In statements, both Lyft and Uber have reaffirmed positions that ride-hailing has made transportation easier for people of color. "Because of Lyft, people living in underserved areas—which taxis have historically neglected—are now able to access convenient, affordable rides," spokesperson Adrian Durbin said to The Washington Post.


"We believe Uber is helping reduce transportation inequities across the board, but studies like this one are helpful in thinking about how we can do even more," Rachel Holt, Uber's head of North American also told the Post.

It turns out that while racism works the same way in the on-demand economy as it does everywhere else, accountability does not. As part of their user agreements, renters, drivers, and riders alike waive their right to public jury trials or to file class action suits against Airbnb, Uber, and Lyft.


On Tuesday, a federal judge ruled against Gregory Selden, a black man attempting to launch a class action suit against Airbnb for violating the Civil Rights Act of 1964. When Selden's reservation request was rejected by a white host, he rebooked using fake profiles with the names "Todd" and "Jessie." Both were accepted instantly.


But, following the ruling, he'll have to plead his case in private arbitration, where relevant documents are sealed and the outcome won't help other users facing the same problem. Despite a number of black Airbnb users alleging racism on the platform, many of whom have used the #AirbnbWhileBlack hashtag to share their stories, they're prevented from merging together to form a broader class action suit because of the same clause.

The judge in Selden's case wrote in his court opinion that "no matter one's opinion of the widespread and controversial practice of requiring consumers to relinquish their fundamental right to a jury trial—and to forego class actions—as a condition of simply participating in today's digital economy, the applicable law is clear."


Speaking to the New York Times in June, Jamila Jefferson-Jones, an associate professor of law at the University of Missouri, Kansas City, said, "Airbnb can say it doesn’t condone racism and even has an anti-discrimination policy, but right now that policy doesn’t have teeth if the company is legally insulated from having to comply with the same anti-discrimination laws that real estate brokers must comply with.”

These sharing economy mainstays have taken small steps to confront racism.
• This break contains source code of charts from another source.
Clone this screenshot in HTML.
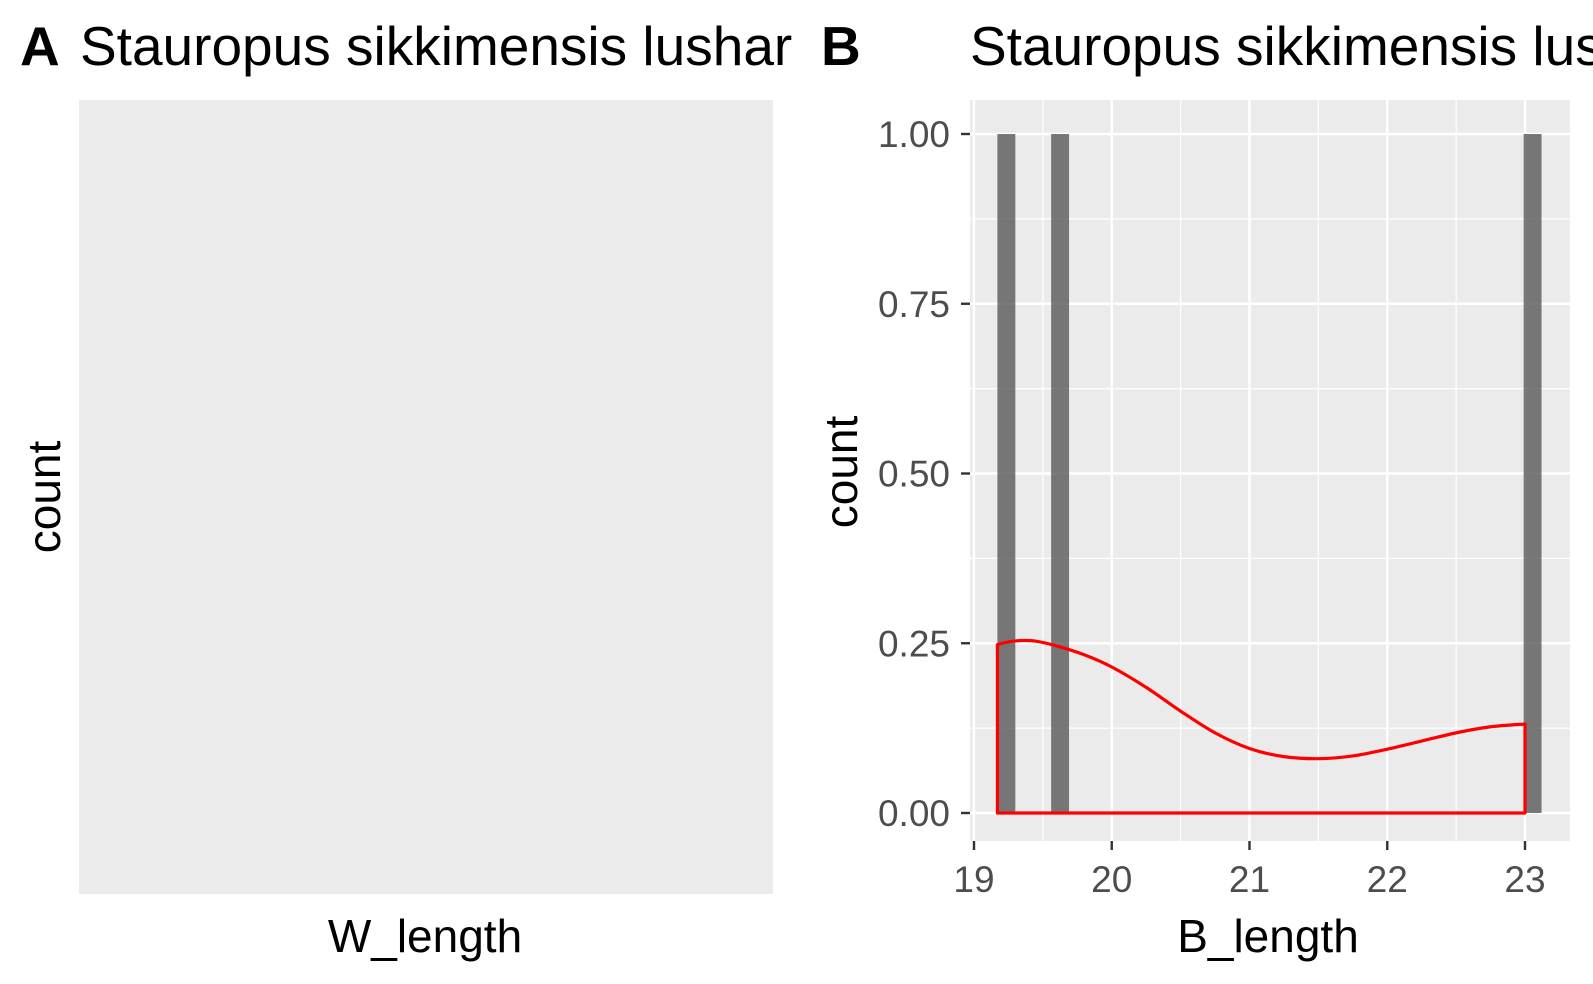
<!DOCTYPE html>
<html><head><meta charset="utf-8"><style>
html,body{margin:0;padding:0;background:#fff;}
svg{display:block;font-family:"Liberation Sans",Arial,sans-serif;}
</style></head><body>
<svg id="chart" width="1593" height="984" viewBox="0 0 1593 984">
  <text x="20" y="65" font-size="55" font-weight="bold">A</text>
  <text x="80" y="65" font-size="55">Stauropus sikkimensis lushar</text>
  <rect x="79" y="100" width="694" height="794" fill="#ebebeb"/>
  <text transform="translate(60,497) rotate(-90)" text-anchor="middle" font-size="46">count</text>
  <text x="425" y="952" text-anchor="middle" font-size="46">W_length</text>

  <text x="821" y="65" font-size="55" font-weight="bold">B</text>
  <text x="970" y="65" font-size="55">Stauropus sikkimensis lushar</text>
  <rect x="970" y="100" width="600" height="741" fill="#ebebeb"/>
  <g id="grid"></g>
  <g id="bars"></g>
  <g id="dens"></g>
  <g id="axes"></g>
  <text transform="translate(857,472) rotate(-90)" text-anchor="middle" font-size="46">count</text>
  <text x="1268" y="952" text-anchor="middle" font-size="46">B_length</text>
</svg>
<script>
const binStarts = [19.17, 19.56, 22.99];
const binCounts = [1, 1, 1];
const binWidth = 0.13;
const densX = [19.17, 19.25, 19.35, 19.45, 19.6, 19.8, 20.0, 20.25, 20.5, 20.75, 21.0, 21.25, 21.5, 21.75, 22.0, 22.25, 22.5, 22.75, 23.0];
const densY = [0.248, 0.252, 0.254, 0.253, 0.246, 0.233, 0.215, 0.185, 0.150, 0.118, 0.095, 0.083, 0.080, 0.084, 0.094, 0.106, 0.118, 0.127, 0.131];
const xTicks = [19, 20, 21, 22, 23];
const yTicks = [0, 0.25, 0.5, 0.75, 1];
const yTickLabels = ["0.00", "0.25", "0.50", "0.75", "1.00"];

const NS = "http://www.w3.org/2000/svg";
const X = v => 974 + (v - 19) * 137.75;
const Y = v => 813 - v * 679;
const L = 970, R = 1570, T = 100, B = 841;
function mk(tag, attrs, parent) {
  const e = document.createElementNS(NS, tag);
  for (const k in attrs) e.setAttribute(k, attrs[k]);
  document.getElementById(parent).appendChild(e);
  return e;
}
for (let i = 0; i < xTicks.length; i++) {
  const m = xTicks[i] + 0.5;
  if (X(m) < R) {
    const g = mk("line", {x1: X(m), x2: X(m), y1: T, y2: B, stroke: "#fff", "stroke-width": 1.2}, "grid");
    
    
  }
}
for (let i = 0; i < yTicks.length; i++) {
  const m = yTicks[i] + 0.125;
  if (Y(m) > T) {
    const g = mk("line", {x1: L, x2: R, y1: Y(m), y2: Y(m), stroke: "#fff", "stroke-width": 1.2}, "grid");
    
    
  }
}
xTicks.forEach(t => {
  const g = mk("line", {x1: X(t), x2: X(t), y1: T, y2: B, stroke: "#fff", "stroke-width": 2.4}, "grid");
  
  
  const tk = mk("line", {x1: X(t), x2: X(t), y1: B, y2: B + 9, stroke: "#333", "stroke-width": 2.4}, "axes");
  
  
  const lb = mk("text", {x: X(t), y: B + 51, "text-anchor": "middle", "font-size": 37, fill: "#4d4d4d"}, "axes");
  lb.textContent = t;
  
  
});
yTicks.forEach((t, i) => {
  const g = mk("line", {x1: L, x2: R, y1: Y(t), y2: Y(t), stroke: "#fff", "stroke-width": 2.4}, "grid");
  
  
  const tk = mk("line", {x1: L - 9, x2: L, y1: Y(t), y2: Y(t), stroke: "#333", "stroke-width": 2.4}, "axes");
  
  
  const lb = mk("text", {x: L - 20, y: Y(t) + 13, "text-anchor": "end", "font-size": 37, fill: "#4d4d4d"}, "axes");
  lb.textContent = yTickLabels[i];
  
  
});
binStarts.forEach((s, i) => {
  const b = mk("rect", {x: X(s), y: Y(binCounts[i]), width: X(s + binWidth) - X(s), height: Y(0) - Y(binCounts[i]), fill: "#595959", "fill-opacity": 0.8}, "bars");
  
  
});
// smooth curve via Catmull-Rom
const pts = densX.map((x, i) => [X(x), Y(densY[i])]);
let d = "M" + X(densX[0]) + "," + Y(0) + " L" + pts[0][0] + "," + pts[0][1];
for (let i = 0; i < pts.length - 1; i++) {
  const p0 = pts[Math.max(0, i - 1)], p1 = pts[i], p2 = pts[i + 1], p3 = pts[Math.min(pts.length - 1, i + 2)];
  const c1 = [p1[0] + (p2[0] - p0[0]) / 6, p1[1] + (p2[1] - p0[1]) / 6];
  const c2 = [p2[0] - (p3[0] - p1[0]) / 6, p2[1] - (p3[1] - p1[1]) / 6];
  d += " C" + c1[0] + "," + c1[1] + " " + c2[0] + "," + c2[1] + " " + p2[0] + "," + p2[1];
}
d += " L" + X(densX[densX.length - 1]) + "," + Y(0) + " Z";
const p = mk("path", {d: d, fill: "none", stroke: "#ff0000", "stroke-width": 3.2, "stroke-linejoin": "round"}, "dens");


</script>
</body></html>
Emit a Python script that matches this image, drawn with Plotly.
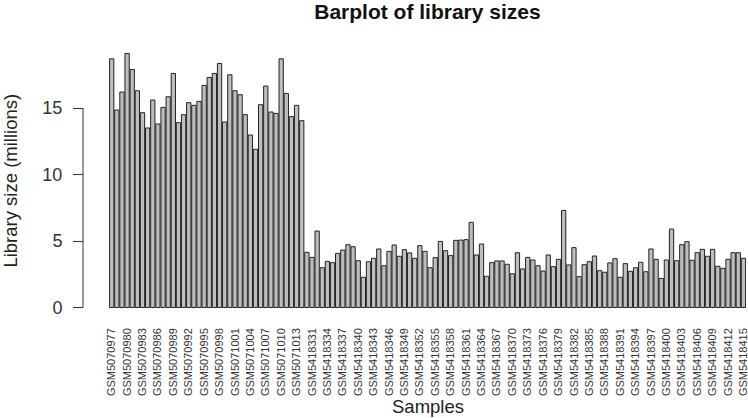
import plotly.graph_objects as go

# sample names: first batch GSM5070977..GSM5071014, then GSM5418330..GSM5418415
batch1_ids = list(range(5070977, 5071015))
batch2_ids = list(range(5418330, 5418416))
samples = ["GSM%d" % i for i in batch1_ids + batch2_ids]

# library sizes in millions
sizes_batch1 = [
    18.7, 14.85, 16.2, 19.1, 17.9, 16.3, 14.65, 13.5, 15.6, 13.8,
    15.05, 15.85, 17.6, 13.9, 14.5, 15.4, 15.2, 15.5, 16.7, 17.3,
    17.6, 18.35, 13.95, 17.5, 16.3, 16.0, 14.5, 12.97, 11.9, 15.25,
    16.65, 14.7, 14.6, 18.7, 16.1, 14.35, 15.2, 14.05,
]
sizes_batch2 = [
    4.15, 3.77, 5.75, 2.99, 3.47, 3.37, 4.07, 4.32, 4.72, 4.57,
    3.52, 2.27, 3.44, 3.7, 4.4, 3.14, 4.22, 4.7, 3.85, 4.35,
    4.1, 3.7, 4.65, 4.22, 2.99, 3.75, 4.97, 4.27, 3.9, 5.05,
    5.07, 5.1, 6.4, 3.95, 4.77, 2.35, 3.37, 3.5, 3.5, 3.25,
    2.54, 4.12, 2.9, 3.77, 3.57, 3.14, 2.74, 3.95, 3.07, 3.62,
    7.3, 3.2, 4.5, 2.32, 3.22, 3.44, 3.87, 2.77, 2.65, 3.35,
    3.67, 2.27, 3.3, 2.72, 2.99, 3.4, 2.69, 4.4, 3.62, 2.19,
    3.57, 5.9, 3.52, 4.72, 4.95, 3.55, 4.12, 4.37, 3.85, 4.37,
    3.1, 2.95, 3.62, 4.12, 4.12, 3.7,
]
lib_size = sizes_batch1 + sizes_batch2

y_ticks = [0, 5, 10, 15]
x_ticks = samples[::3]

FONT = "Liberation Sans, Arial, Helvetica, sans-serif"

fig = go.Figure()
fig.add_trace(go.Bar(
    x=samples, y=lib_size,
    marker=dict(color="#bebebe", line=dict(color="#222222", width=1)),
    hoverinfo="x+y",
))

fig.update_layout(
    width=748, height=418,
    margin=dict(l=83, r=2, t=43, b=100, autoexpand=False),
    plot_bgcolor="white", paper_bgcolor="white",
    font=dict(family=FONT, color="#222222"),
    showlegend=False,
    bargap=0.167,
    title=dict(text="<b>Barplot of library sizes</b>", x=0.5715, xanchor="center",
               xref="container", yref="container",
               y=0.972, yanchor="middle", font=dict(size=21, color="#111111")),
    xaxis=dict(
        domain=[0.0394, 1],
        type="category",
        tickvals=x_ticks, ticktext=x_ticks,
        tickangle=-90, tickfont=dict(size=11, color="#333333"),
        ticks="", ticklabelstandoff=7,
        showline=False, showgrid=False, zeroline=False,
        range=[-0.5, len(samples) - 0.5],
    ),
    yaxis=dict(
        anchor="free", position=0,
        range=[-0.79, 19.89],
        tickvals=y_ticks,
        ticks="outside", ticklen=10, tickcolor="#333333", tickwidth=1,
        tickfont=dict(size=18, color="#333333"), ticklabelstandoff=7,
        showline=False, showgrid=False, zeroline=False,
    ),
)

# R-style axis line only spanning the tick range
fig.add_shape(type="line", xref="paper", yref="y", x0=0, x1=0,
              y0=min(y_ticks), y1=max(y_ticks), line=dict(color="#333333", width=1))

fig.add_annotation(text="Library size (millions)", xref="paper", yref="paper",
                   x=-0.110, y=0.5, textangle=-90, showarrow=False,
                   xanchor="center", yanchor="middle",
                   font=dict(size=18.5, color="#222222"))
fig.add_annotation(text="Samples", xref="x domain", yref="paper",
                   x=0.5, y=-0.3236, showarrow=False,
                   xanchor="center", yanchor="middle",
                   font=dict(size=18.5, color="#222222"))

# the default page has an 8px body margin; drop it so the figure fills the window
fig.write_html("out.html", config={"displayModeBar": False},
               post_script="document.body.style.margin='0';")
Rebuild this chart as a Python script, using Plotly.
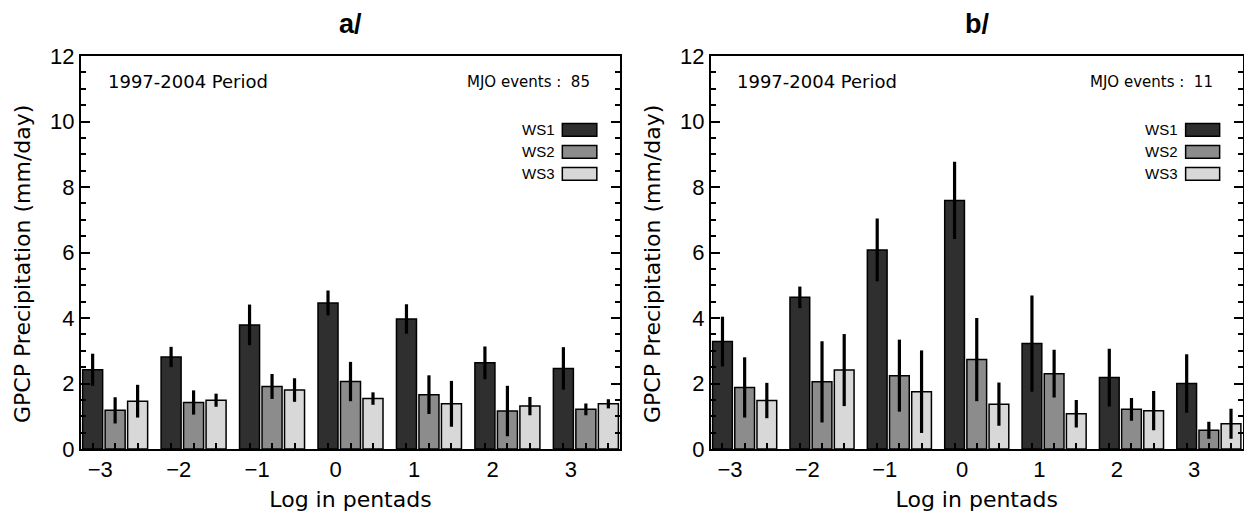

In addition to its mandatory commitment, Airbnb offers unconscious bias training to hosts and has said they will reduce the prominence of profile photos. In the study analyzing biases on Lyft and Uber, the researchers suggest removing passenger names from the service altogether, but acknowledge the safety benefits of driver discretion in choosing which riders to carry. The Washington Post's Jeff Guo posited that this could lead drivers to avoid minority neighborhoods altogether. Anonymity isn't the solution.


While these leaders in the sharing economy continue to emphasize collectivism and community as the benefits of their ecosystem, it's essential to pull back and expose the inner workings holding them up. Because equality, community, and diversity—ideals each company has said they value—mean revamping not just the way the app functions, but the way these companies are held accountable.